The 15 judges are being asked to render their legal opinion on the validity of Pristina's declaration, which has been recognized by 63 countries but not by the Security Council. The opinion has no binding effect, but other countries with potential breakaway regions, like the Basque district of Spain, are closely watching the outcome.

The court, formally known as the International Court of Justice, likely will take months to reach its decision.

"The question before you is vital to my country," Batakovic told the court, the U.N's highest judicial body. "Kosovo is the historical cradle of Serbia and constitutes one of the essential pillars of its identity."

NATO bombed Serbia for 78 days in 1999 to end a brutal crackdown by the forces of then-President Slobodan Milosevic against separatist Kosovo Albanians. Some 10,000 Albanians were killed and close to a million forced out of their homes. Hundreds of Serbs were also killed in retaliatory attacks by Kosovo separatists.

Batakovic said Serbia "condemns and severely regrets" the violence unleashed by the Milosevic's former administration, but said Serbs are still being targeted today in Kosovo.

The United States and most European Union states are among those that have recognized Kosovo's independence. Serbia, backed by Russia in the U.N. Security Council, and a majority of world's states are against the recognition.

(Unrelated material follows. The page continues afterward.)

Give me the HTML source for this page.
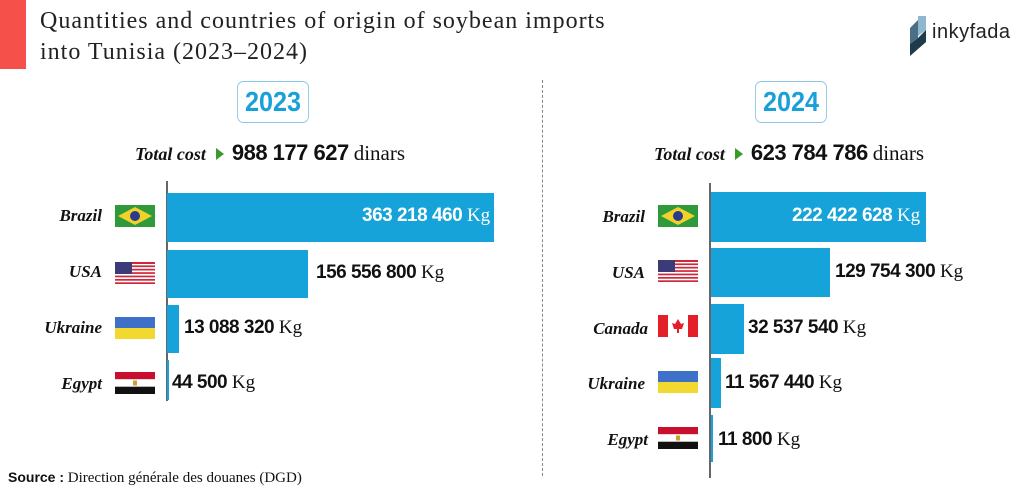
<!DOCTYPE html>
<html><head><meta charset="utf-8"><style>
*{margin:0;padding:0;box-sizing:border-box}
body{width:1024px;height:493px;background:#fff;position:relative;overflow:hidden;font-family:"Liberation Sans",sans-serif;color:#111}
.a{position:absolute}
.title{left:40px;top:6px;font-family:"Liberation Serif",serif;font-size:24px;letter-spacing:1px;line-height:31px;color:#222;white-space:nowrap}
.yr{border:1.5px solid #8cc9e6;border-radius:7px;width:80px;height:42px;color:#1aa0d8;font-weight:bold;font-size:28px;text-align:center;line-height:40px;transform:scaleX(0.9)}
.tc{font-size:18px;top:140px;white-space:nowrap}
.tc i{font-family:"Liberation Serif",serif;font-weight:bold;font-size:18px}
.tc b{font-size:22px;letter-spacing:-0.5px}
.tc span.d{font-family:"Liberation Serif",serif;font-size:21px}
.tri{display:inline-block;width:0;height:0;border-left:8px solid #3a9a2a;border-top:6px solid transparent;border-bottom:6px solid transparent;margin:0 8px 0 10px}
.bar{background:#16a3d9}
.ax{background:#666;width:1.5px}
.cn{font-family:"Liberation Serif",serif;font-style:italic;font-weight:bold;font-size:17px;text-align:right;width:100px}
.val{font-weight:bold;font-size:19px;white-space:nowrap;letter-spacing:-0.5px}
.val span{font-family:"Liberation Serif",serif;font-weight:normal;letter-spacing:0}
</style></head><body>
<div class="a" style="left:0;top:0;width:26px;height:69px;background:#f5504a"></div>
<div class="a title">Quantities and countries of origin of soybean imports<br>into Tunisia (2023–2024)</div>
<svg class="a" style="left:908px;top:16px" width="18" height="40"><polygon points="10,0 18,0 18,14 10,20" fill="#8fb8d0"/><polygon points="2,12 10,4 10,22 2,28" fill="#4b6f85"/><polygon points="2,28 10,22 18,14 18,26 2,40" fill="#1f3a4c"/></svg>
<div class="a" style="left:932px;top:21px;font-size:20px;color:#222;letter-spacing:0.5px">inkyfada</div>

<div class="a" style="left:542px;top:80px;height:396px;border-left:1.2px dashed #888"></div>

<div class="a yr" style="left:233px;top:81px">2023</div>
<div class="a yr" style="left:751px;top:81px">2024</div>

<div class="a tc" style="left:135px"><i>Total cost</i><span class="tri"></span><b>988 177 627</b> <span class="d">dinars</span></div>
<div class="a tc" style="left:654px"><i>Total cost</i><span class="tri"></span><b>623 784 786</b> <span class="d">dinars</span></div>

<!-- left -->
<div class="a ax" style="left:166px;top:181px;height:220px"></div>
<div class="a bar" style="left:167px;top:193px;width:327px;height:49px"></div>
<div class="a val" style="left:362px;top:205px;color:#fff">363 218 460 <span>Kg</span></div>
<div class="a bar" style="left:167px;top:250px;width:141px;height:48px"></div>
<div class="a val" style="left:316px;top:262px">156 556 800 <span>Kg</span></div>
<div class="a bar" style="left:167px;top:305px;width:12px;height:48px"></div>
<div class="a val" style="left:184px;top:317px">13 088 320 <span>Kg</span></div>
<div class="a bar" style="left:167px;top:360px;width:1.5px;height:40px"></div>
<div class="a val" style="left:172px;top:372px">44 500 <span>Kg</span></div>
<div class="a cn" style="left:2px;top:206px">Brazil</div>
<div class="a cn" style="left:2px;top:262px">USA</div>
<div class="a cn" style="left:2px;top:318px">Ukraine</div>
<div class="a cn" style="left:2px;top:374px">Egypt</div>

<!-- right -->
<div class="a ax" style="left:709px;top:183px;height:295px"></div>
<div class="a bar" style="left:711px;top:192px;width:215px;height:50px"></div>
<div class="a val" style="left:792px;top:205px;color:#fff">222 422 628 <span>Kg</span></div>
<div class="a bar" style="left:711px;top:248px;width:119px;height:49px"></div>
<div class="a val" style="left:835px;top:261px">129 754 300 <span>Kg</span></div>
<div class="a bar" style="left:711px;top:304px;width:33px;height:50px"></div>
<div class="a val" style="left:748px;top:317px">32 537 540 <span>Kg</span></div>
<div class="a bar" style="left:711px;top:358px;width:10px;height:50px"></div>
<div class="a val" style="left:725px;top:372px">11 567 440 <span>Kg</span></div>
<div class="a bar" style="left:711px;top:415px;width:1.5px;height:47px"></div>
<div class="a val" style="left:718px;top:429px">11 800 <span>Kg</span></div>
<div class="a cn" style="left:545px;top:207px">Brazil</div>
<div class="a cn" style="left:545px;top:263px">USA</div>
<div class="a cn" style="left:548px;top:319px">Canada</div>
<div class="a cn" style="left:545px;top:374px">Ukraine</div>
<div class="a cn" style="left:548px;top:430px">Egypt</div>

<!-- flags -->
<svg width="0" height="0" style="position:absolute"><defs>
<g id="br"><rect width="40" height="22" fill="#2f9a3a"/><polygon points="20,2 37,11 20,20 3,11" fill="#f2d12a"/><circle cx="20" cy="11" r="5" fill="#2a3a8c"/></g>
<g id="us"><rect width="40" height="22" fill="#fff"/><g fill="#d0283a"><rect y="0" width="40" height="2"/><rect y="3.4" width="40" height="1.7"/><rect y="6.8" width="40" height="1.7"/><rect y="10.2" width="40" height="1.7"/><rect y="13.6" width="40" height="1.7"/><rect y="17" width="40" height="1.7"/><rect y="20.3" width="40" height="1.7"/></g><rect width="17" height="12" fill="#3c3b7a"/></g>
<g id="ua"><rect width="40" height="11" fill="#3e6fc9"/><rect y="11" width="40" height="11" fill="#f3d830"/></g>
<g id="eg"><rect width="40" height="7.3" fill="#c8102e"/><rect y="7.3" width="40" height="7.4" fill="#fff"/><rect y="14.7" width="40" height="7.3" fill="#111"/><rect x="18" y="8.5" width="4" height="5" fill="#c8a030"/></g>
<g id="ca"><rect width="40" height="22" fill="#fff"/><rect width="10" height="22" fill="#e3202a"/><rect x="30" width="10" height="22" fill="#e3202a"/><polygon points="20,4 23,9 26,8 24,14 21,14 21,18 19,18 19,14 16,14 14,8 17,9" fill="#e3202a"/></g>
</defs></svg>
<svg class="a" style="left:115px;top:205px" width="40" height="22"><use href="#br"/></svg>
<svg class="a" style="left:115px;top:262px" width="40" height="22"><use href="#us"/></svg>
<svg class="a" style="left:115px;top:317px" width="40" height="22"><use href="#ua"/></svg>
<svg class="a" style="left:115px;top:372px" width="40" height="22"><use href="#eg"/></svg>
<svg class="a" style="left:658px;top:205px" width="40" height="22"><use href="#br"/></svg>
<svg class="a" style="left:658px;top:260px" width="40" height="22"><use href="#us"/></svg>
<svg class="a" style="left:658px;top:315px" width="40" height="22"><use href="#ca"/></svg>
<svg class="a" style="left:658px;top:371px" width="40" height="22"><use href="#ua"/></svg>
<svg class="a" style="left:658px;top:427px" width="40" height="22"><use href="#eg"/></svg>

<div class="a" style="left:8px;top:469px;font-size:15px;font-family:'Liberation Serif',serif;white-space:nowrap"><b style="font-family:'Liberation Sans',sans-serif;font-size:14px">Source :</b> Direction générale des douanes (DGD)</div>
</body></html>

Batakovic said that Kosovo's declaration "is a challenge to the international legal order, based as it is on the principles of state sovereignty and territorial integrity."

After Serbia and Kosovo's presentations Tuesday, 29 other countries including the United States, Russia, France and Britain will each get 45 minutes to present arguments in hearings that will wrap up Dec. 11.

The last advisory opinion the court gave was in 2004 when it ruled that Israel's planned 425-mile (684-kilometer) security barrier in the West Bank violates international law and urged the United Nations to take action to stop its construction. Israel rejected the opinion.